Technical Abstract: Genomic prediction in breeding populations containing hundreds to thousands of parents and seedlings is prohibitively expensive with current high-density genetic marker platforms designed for strawberry. We developed mid-density pan- els of molecular inversion probes (MIPs) to be deployed with the ‘DArTag’ marker platform to provide a low-cost, high-throughput genotyping solution for strawberry genomic prediction. In total, 7,742 target SNP regions were used to generate MIP assays that were tested with a screening panel of 376 octoploid Fragaria accessions. We evaluated the performance of DArTag assays based on genotype segregation, amplicon coverage, and their ability to produce subgenome-specific amplicon alignments to the FaRR1 assembly and subsequent alignment-based variant calls with strong concordance to DArT’s alignment-free, count-based genotype reports.
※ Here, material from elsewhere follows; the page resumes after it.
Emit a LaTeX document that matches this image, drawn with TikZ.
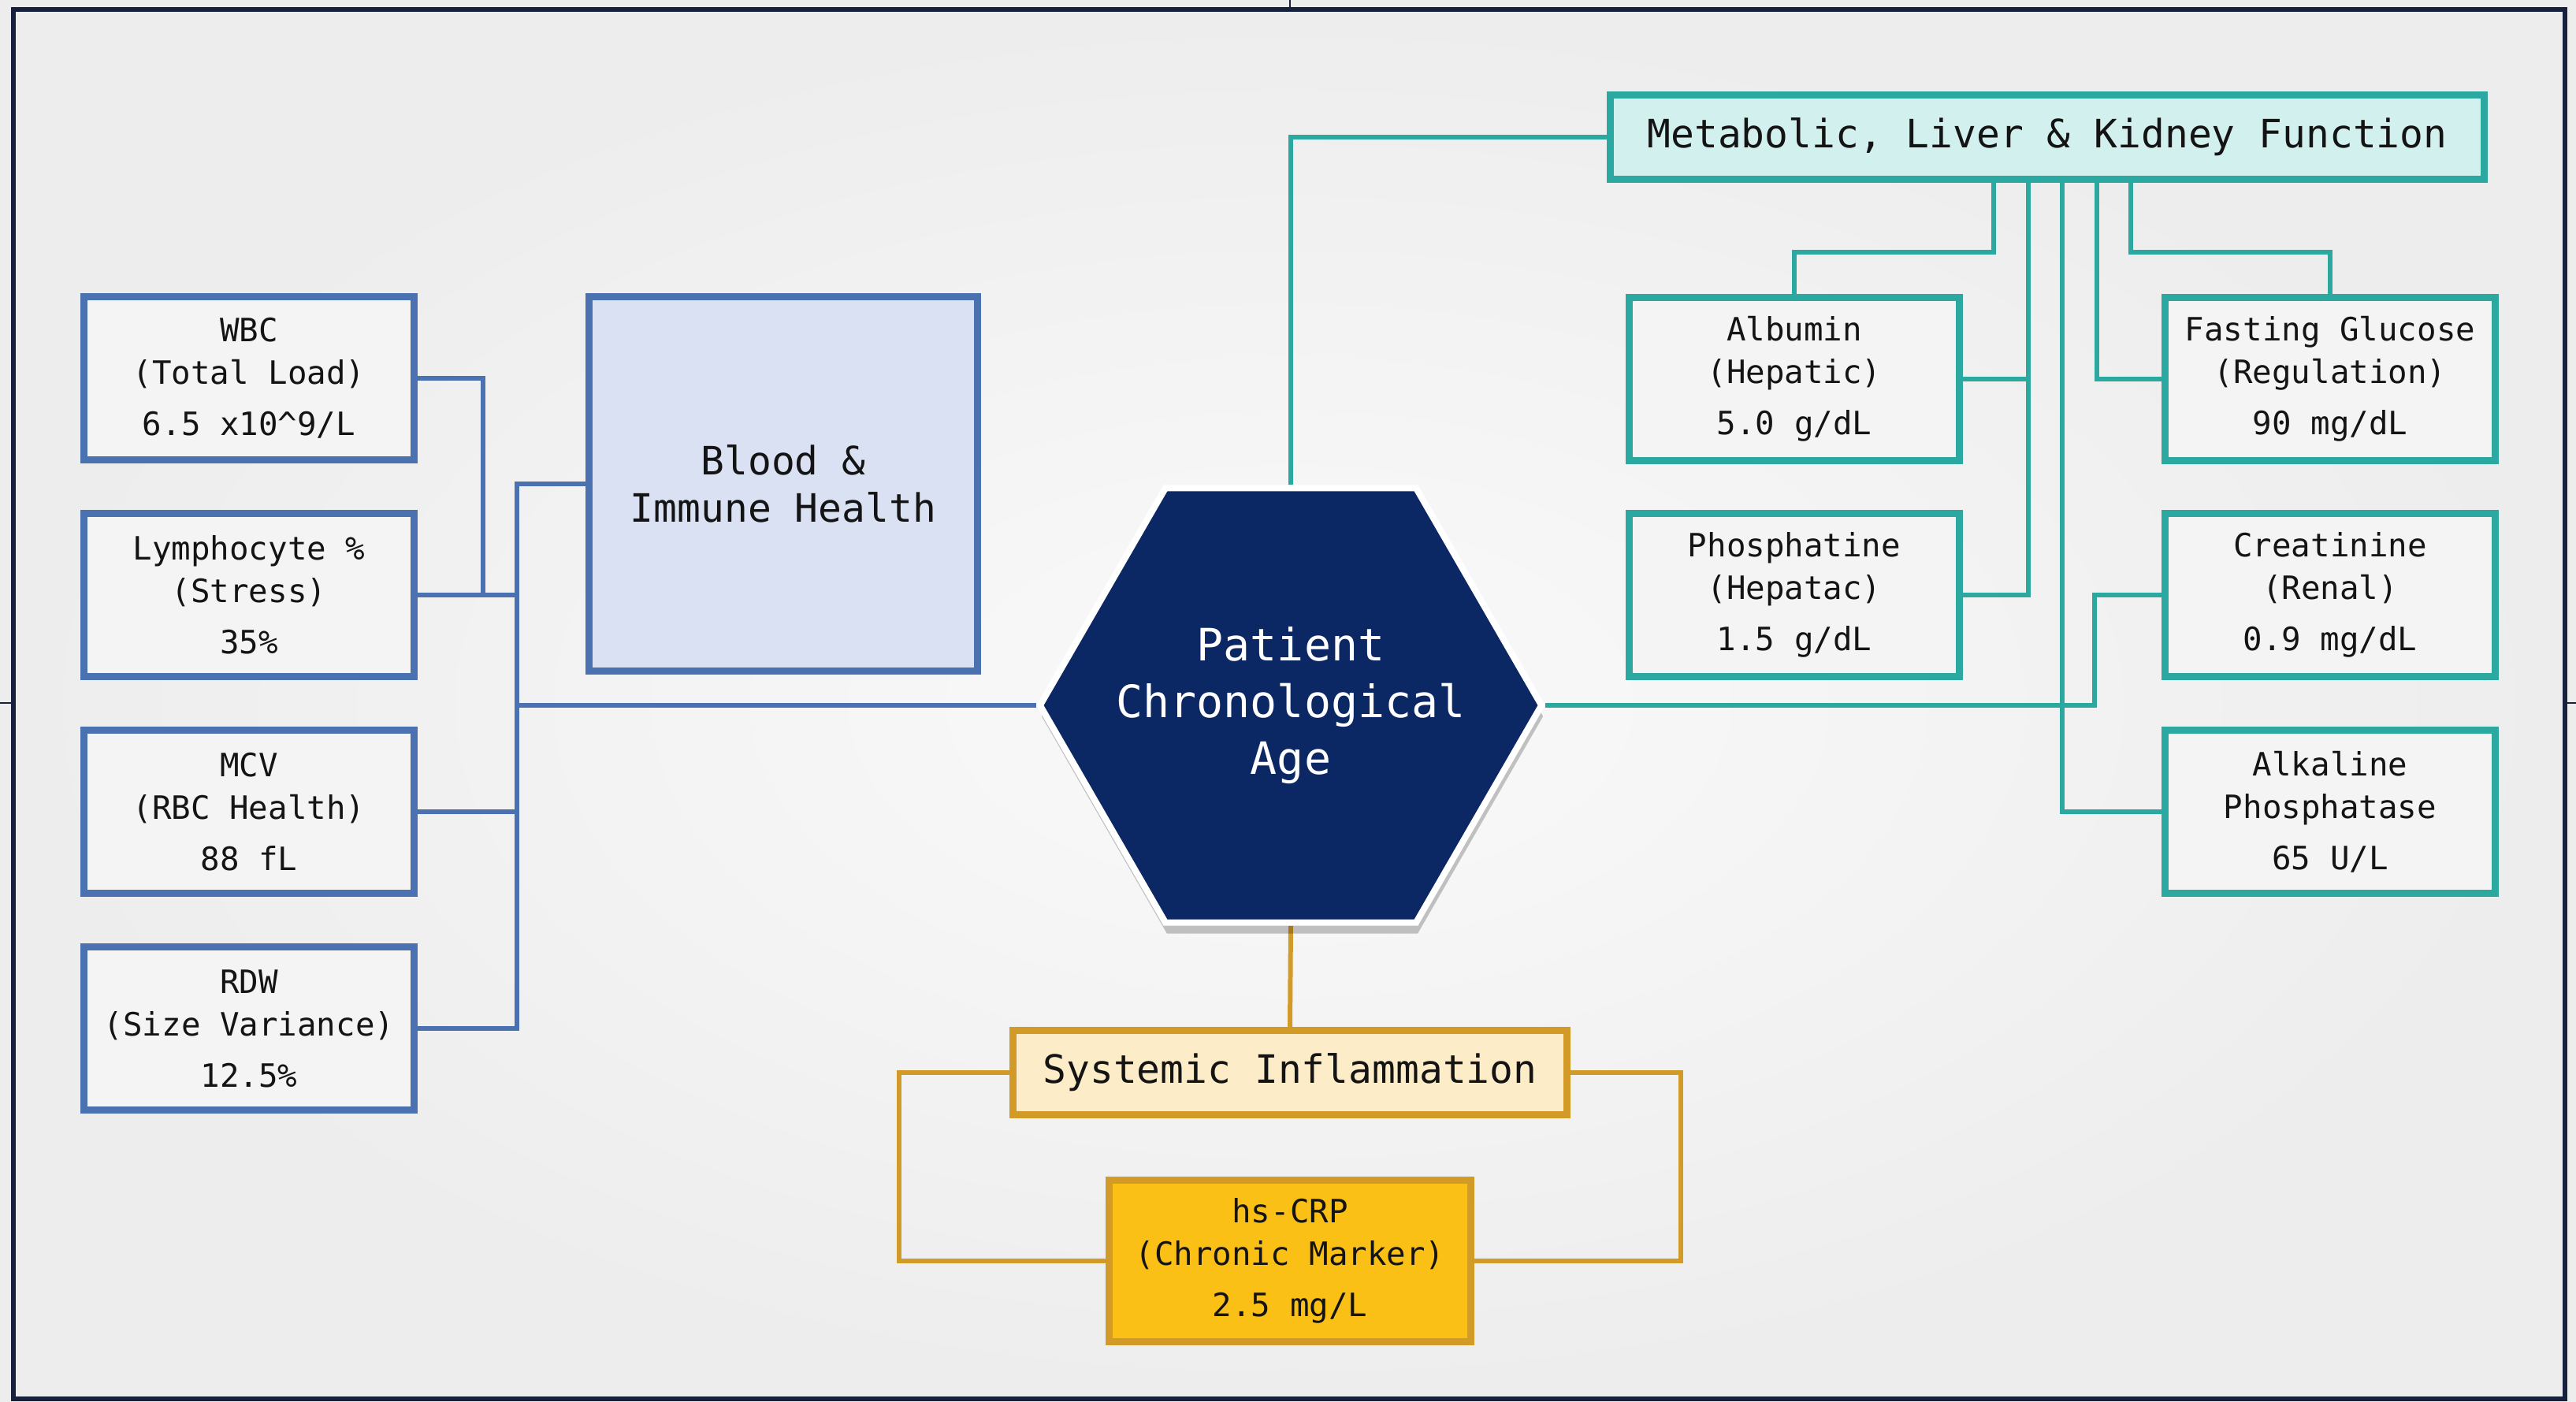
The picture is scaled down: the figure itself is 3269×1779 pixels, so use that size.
\documentclass[tikz,border=0pt]{standalone}
\usepackage{fontspec}
\setmonofont{DejaVu Sans Mono}
\usetikzlibrary{shapes.geometric,shadows,calc}
\pgfdeclarelayer{bgl}
\pgfdeclarelayer{lines}
\pgfsetlayers{bgl,lines,main}
\definecolor{framec}{HTML}{16213E}
\definecolor{bgin}{HTML}{FAFAFA}
\definecolor{bgout}{HTML}{EDEDEE}
\definecolor{blueL}{HTML}{4A72B0}
\definecolor{bloodfill}{HTML}{D9E1F2}
\definecolor{boxfill}{HTML}{F4F4F5}
\definecolor{tealL}{HTML}{2BA8A0}
\definecolor{tealfill}{HTML}{D2F0EE}
\definecolor{goldL}{HTML}{D29B28}
\definecolor{sysfill}{HTML}{FCECC8}
\definecolor{crpfill}{HTML}{FBC016}
\definecolor{navy}{HTML}{0C2864}
\definecolor{txt}{HTML}{141414}
\newcommand{\myfsmall}{\ttfamily\fontsize{11.6}{15.4}\selectfont}
\newcommand{\myftitle}{\ttfamily\fontsize{14.1}{17}\selectfont}
\newcommand{\myfhex}{\ttfamily\fontsize{16.1}{20.5}\selectfont}
\tikzset{
  boxbase/.style={rectangle, line width=2.56pt, inner sep=0pt, align=center, text=txt},
  bbox/.style={boxbase, draw=blueL, fill=boxfill, minimum width=4.19cm, minimum height=2.06cm, font=\myfsmall},
  bigbox/.style={boxbase, draw=blueL, fill=bloodfill, minimum width=4.92cm, minimum height=4.75cm, font=\myftitle},
  tbox/.style={boxbase, draw=tealL, fill=boxfill, minimum width=4.19cm, minimum height=2.06cm, font=\myfsmall},
  titlebox/.style={boxbase, draw=tealL, fill=tealfill, minimum width=11.09cm, minimum height=1.07cm, font=\myftitle},
  sysbox/.style={boxbase, draw=goldL, fill=sysfill, minimum width=7.03cm, minimum height=1.07cm, font=\myftitle},
  crpbox/.style={boxbase, draw=goldL, fill=crpfill, minimum width=4.59cm, minimum height=2.05cm, font=\myfsmall},
  hexnode/.style={regular polygon, regular polygon sides=6, minimum size=6.36cm, fill=navy, draw=white, line width=2.3pt, inner sep=0pt},
  hextext/.style={inner sep=0pt, align=center, text=white, font=\myfhex},
  bl/.style={draw=blueL, line width=1.7pt},
  tl/.style={draw=tealL, line width=1.7pt},
  gl/.style={draw=goldL, line width=1.7pt}
}
\begin{document}
\begin{tikzpicture}[x=0.01cm,y=-0.01cm]
\useasboundingbox (0,0) rectangle (3269,1779);
\begin{pgfonlayer}{bgl}
  \fill[bgout] (0,0) rectangle (3269,1779);
  \shade[inner color=bgin, outer color=bgout] (17,12) rectangle (3255,1775);
  \draw[framec, line width=1.8pt] (17,12) rectangle (3255,1775);
  \draw[framec, line width=0.8pt] (1637,0) -- (1637,12);
  \draw[framec, line width=0.8pt] (0,892) -- (17,892);
  \draw[framec, line width=0.8pt] (3255,892) -- (3269,892);
\end{pgfonlayer}

% left column
\node[bbox] (wbc) at (316,480) {WBC\\(Total Load)\\[3pt]6.5 x10\textasciicircum 9/L};
\node[bbox] (lym) at (316,755) {Lymphocyte \%\\(Stress)\\[3pt]35\%};
\node[bbox] (mcv) at (316,1030) {MCV\\(RBC Health)\\[3pt]88 fL};
\node[bbox] (rdw) at (316,1305) {RDW\\(Size Variance)\\[3pt]12.5\%};
\node[bigbox] (blood) at (994,614) {Blood \&\\Immune Health};

% center
\node[hexnode, drop shadow={shadow xshift=0.02cm, shadow yshift=-0.14cm, opacity=0.22, fill=black}] (hex) at (1638,895) {};
\node[hextext] (hexlabel) at (hex.center) {Patient\\Chronological\\Age};

% right
\node[titlebox] (meta) at (2598,174) {Metabolic, Liver \& Kidney Function};
\node[tbox] (alb) at (2277,481) {Albumin\\(Hepatic)\\[3pt]5.0 g/dL};
\node[tbox] (glu) at (2957,481) {Fasting Glucose\\(Regulation)\\[3pt]90 mg/dL};
\node[tbox] (pho) at (2277,755) {Phosphatine\\(Hepatac)\\[3pt]1.5 g/dL};
\node[tbox] (cre) at (2957,755) {Creatinine\\(Renal)\\[3pt]0.9 mg/dL};
\node[tbox] (alk) at (2957,1030) {Alkaline\\Phosphatase\\[3pt]65 U/L};

% bottom
\node[sysbox] (sys) at (1637,1361) {Systemic Inflammation};
\node[crpbox] (crp) at (1637,1600) {hs-CRP\\(Chronic Marker)\\[3pt]2.5 mg/L};

% junction coordinates
\coordinate (tL) at (656,895);
\coordinate (wj) at (613,755);
\coordinate (v1) at ($(meta.south)+(-68,0)$);
\coordinate (v2) at ($(meta.south)+(-24,0)$);
\coordinate (v3) at ($(meta.south)+(19,0)$);
\coordinate (v4) at ($(meta.south)+(63,0)$);
\coordinate (v5) at ($(meta.south)+(106,0)$);
\coordinate (cj) at ($(cre.west)+(-85,0)$);

\begin{pgfonlayer}{lines}
  % left
  \draw[bl] (wbc.east) -| (wj);
  \draw[bl] (lym.east) -- (lym.east -| tL);
  \draw[bl] (mcv.east) -- (mcv.east -| tL);
  \draw[bl] (rdw.east) -| (tL);
  \draw[bl] (blood.west) -| (tL) -- (hex.west);
  % top right
  \draw[tl] (meta.west) -| (hex.north);
  \draw[tl] (v1) -- ++(0,88) -| (alb.north);
  \draw[tl] (v5) -- ++(0,88) -| (glu.north);
  \draw[tl] (v2) |- (pho.east);
  \draw[tl] (alb.east) -- (alb.east -| v2);
  \draw[tl] (v3) |- (alk.west);
  \draw[tl] (v4) |- (glu.west);
  \draw[tl] (hex.east) -| (cj) -- (cre.west);
  % bottom
  \draw[gl] (hex.south) -- (sys.north);
  \draw[gl] (sys.west) -- ++(-140,0) |- (crp.west);
  \draw[gl] (sys.east) -- ++(140,0) |- (crp.east);
\end{pgfonlayer}
\end{tikzpicture}
\end{document}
We used a combination of marker performance metrics and physical distribution in the FaRR1 assembly to select 3K and 5K production panels for genotyping of large strawberry populations. We show that the 3K and 5K DArTag panels are able to target and amplify homologous alleles within subgenomic sequences with low amplification bias between reference and alternate alleles, supporting accurate genotype calling while producing marker genotypes that can be treated as functionally diploid for quantitative genetic analysis. The 3K and 5K target SNPs show high levels of polymorphism in diverse F. × ananassa germplasm and UC Davis cultivars, with mean pairwise diversity (p) estimates of 0.40 and 0.32, and mean heterozygous genotype frequencies of 0.35 and 0.33, respectively.